BERT를 불러오고 -> 분류하고자 하는 class 수 만큼을 prediction 을 prob distribution을 만들 수 있는 fully connected classifier 를 올려놓는 과정이 꼭 필요함

token classification 도 마찬가지
-> 토큰별로 pos tagset 을 penn treebank 라고 한다면
-> 원래는 word 수 만큼 * 768의 아웃풋
-> CLS에 대한 하나의 임베딩 output -> fully connected clssifier 전달 -> back propagation을 하는 식의 traning

import torch
import torch.nn as nn
from transformers import BertModel, AutoModel

class BertTokenClassifier(nn.Module):
    def __init__(self, pretrained_model_name='bert-base-cased', num_labels=10, dropout_prob=0.1):
        super(BertTokenClassifier, self).__init__()
        self.bert = BertModel.from_pretrained(pretrained_model_name)
        self.dropout = nn.Dropout(dropout_prob)
        self.classifier = nn.Linear(768, num_labels)

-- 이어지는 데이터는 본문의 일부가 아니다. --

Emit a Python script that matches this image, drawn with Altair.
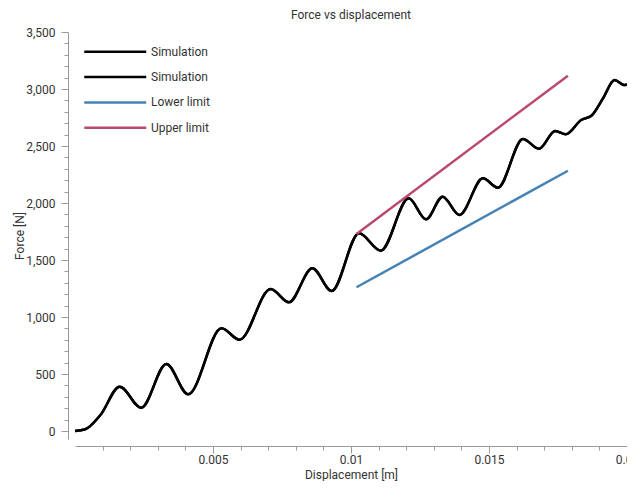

    def forward(self, input_ids, attention_mask):
        outputs = self.bert(input_ids=input_ids, attention_mask=attention_mask)[0]
        outputs = self.dropout(outputs)
        logits = self.classifier(outputs)  # (batch_size, seq_len, num_labels)
        return logits